I find companies that don’t enable online communication very frustrating: I don’t want to talk to your representative (or anyone, for that matter): I don’t want you to try to sell me crap I don’t want, I don’t want to be called sir, and thanked every 5 minute for my call by someone in a remote call centre who doesn’t actually care. Most of all, I want to do stuff when I think of it, quickly and efficiently, be that whatever time or day of the week. If I want a chat, I’ll meet a friend in a pub, thanks.
This week has seen one organisation that are reluctant to handle email (an NHS department), but do so with a tone that suggests this is a bit too hard, and one that simply doesn’t respond (an insurance company), so now I’ll have to spend a lunchtime talking to people I don’t want to, in an open-plan office…
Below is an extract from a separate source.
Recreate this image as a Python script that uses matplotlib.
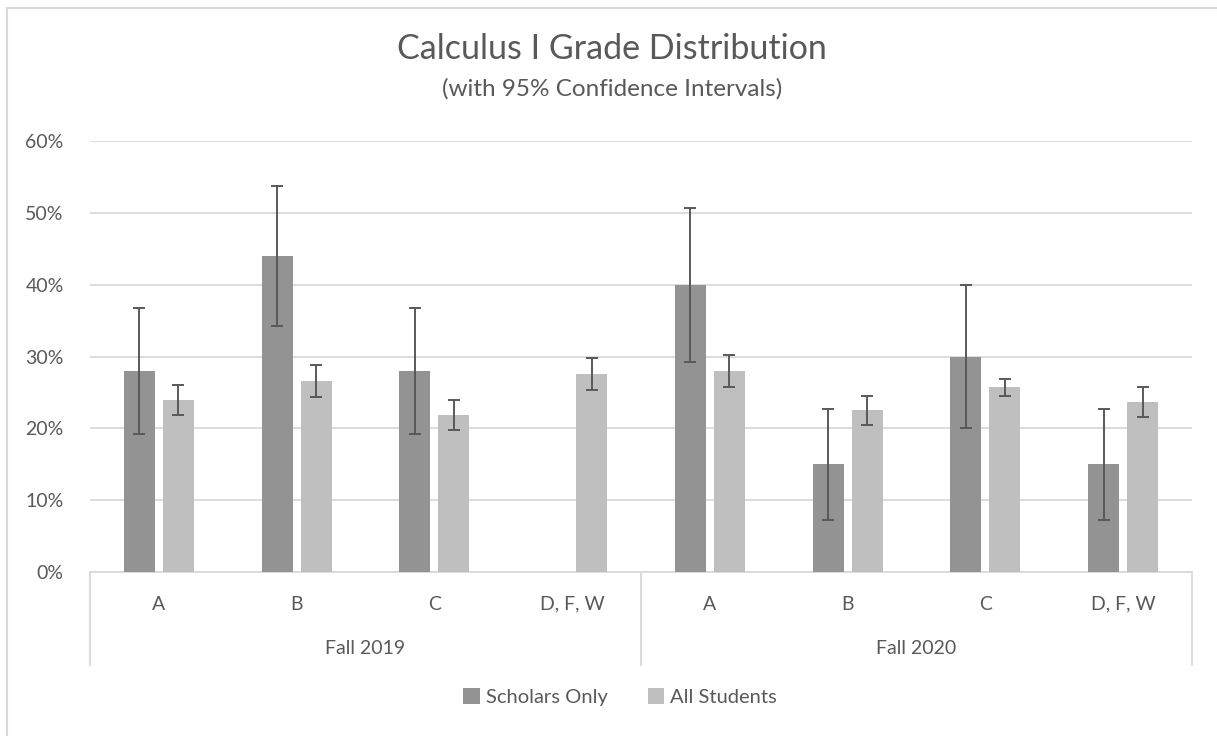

I realise I’m sounding like the stereotypical uncommunicative geek here, but people that know me in real life will (hopefully) confirm that I do like to talk, preferably in a pub. I do seem pretty phone-averse though: am I odd in this respect?
I’d be interested to hear any other thoughts on this, though I realise my data will be skewed here: people reading this are more likely to favour electronic communications.
Anyway: back to the death of email. This is widely predicted by a certain class of social media consultant (specifically, the ones that are full of shit: you may wish to peruse this article, as it prompted this post). Email is still the business ‘killer app’, the basic form of ID on the Internet, and the best way to get a wide range of information to a small number of recipients. For a good analogy, think of the ‘paperless office’ widely predicted not so long ago. It’s bullshit. Social media has it’s place, but it’s intrusive, disjointed, immature (technology wise), and in the control of US corporations to one degree or another.
My prediction: email will last another 30 years, at minimum, in a recognisable form: It’s existed in a recogniseable form already since around 1965. So will the written word, the printed word, and the telephone (despite the fact that landline use is declining, and teenagers seem to communicate entirely by SMS). Fax will probably die sooner, but it still has legal significance that email does not. Thoughts anyone?